Your donation will help.
Please print this and send with check, today!
http://voteonurbanrenewal.com/wp-content/uploads/2010/12/clackUR.half_page_donor_form.pdf
Thank You
Posted by Petition | July 20, 2011 9:35 AM
Do any readers know if this applies to post-employment health care benefits as well as pensions (can't think why there would be different treatment, but it wouldn't be the first time the accounting profession had me scratching my head)?
Posted by Newleaf | July 20, 2011 10:30 AM
Yes it applies to all unfunded fringe benefits.
Including TriMet's entirely unfunded $1 billion in "Other Post Employment Benefits" = full health care for retirees & spouses.
Posted by Ben | July 20, 2011 10:58 AM
For over a decade the light of day has done nothing but encourage plants.

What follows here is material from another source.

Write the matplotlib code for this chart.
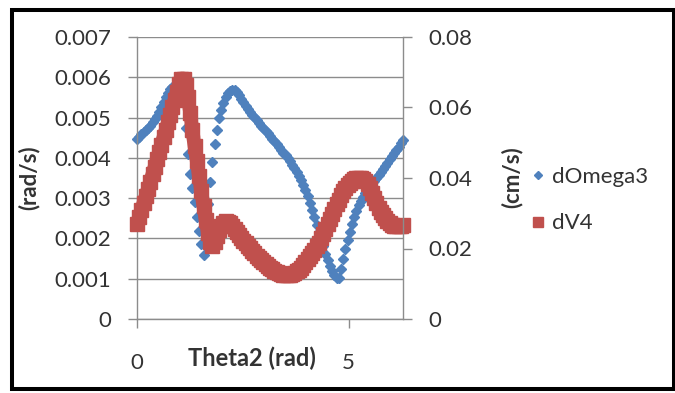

Posted by LL | July 20, 2011 11:22 AM
What? You mean I can't hide my unfunded expenses when I go get a loan?
Damn! What's become of this world, when you have to tell the truth and put your cards on the table?
Posted by Ralph Woods | July 20, 2011 11:25 AM
Thanks Ben.
Posted by Newleaf | July 20, 2011 2:05 PM
Newleaf
No, this accounting change only applies to pensions. Other Post Employment Benefits have separate accounting rules.
Check out my article on OPEB if you have more interest. http://oregoncapitolnews.com/blog/2011/04/06/retiree-health-care-liabilities-top-3-billion-in-oregon/
Thanks,
Jacob Szeto
Posted by Jacob Szeto | July 20, 2011 3:15 PM
Oh, well then TriMet has around $400 million in unfunded pension liability that it will apply to?
Posted by Ben | July 20, 2011 3:33 PM
There's a pony in there somewhere.
Posted by David E Gilmore | July 20, 2011 3:44 PM
Ben,
Almost, I reported only the union pension plan which has unfunded liabilities of $236 million. There is an additional management pension plan with unfunded liabilities of $31 million. So all together TriMet has unfunded pension liabilities of about $267 million.
The tricky part is the new discount rate. If the proposed accounting changes are adopted TriMet will likely have to apply a much lower discount rate to a portion of its liabilities. This will result in larger liabilities and subsequently larger unfunded liabilities.
TriMet's OPEB unfunded liability is about $816 million, the largest by almost any measure in the state of Oregon according to my study. Literally off the charts.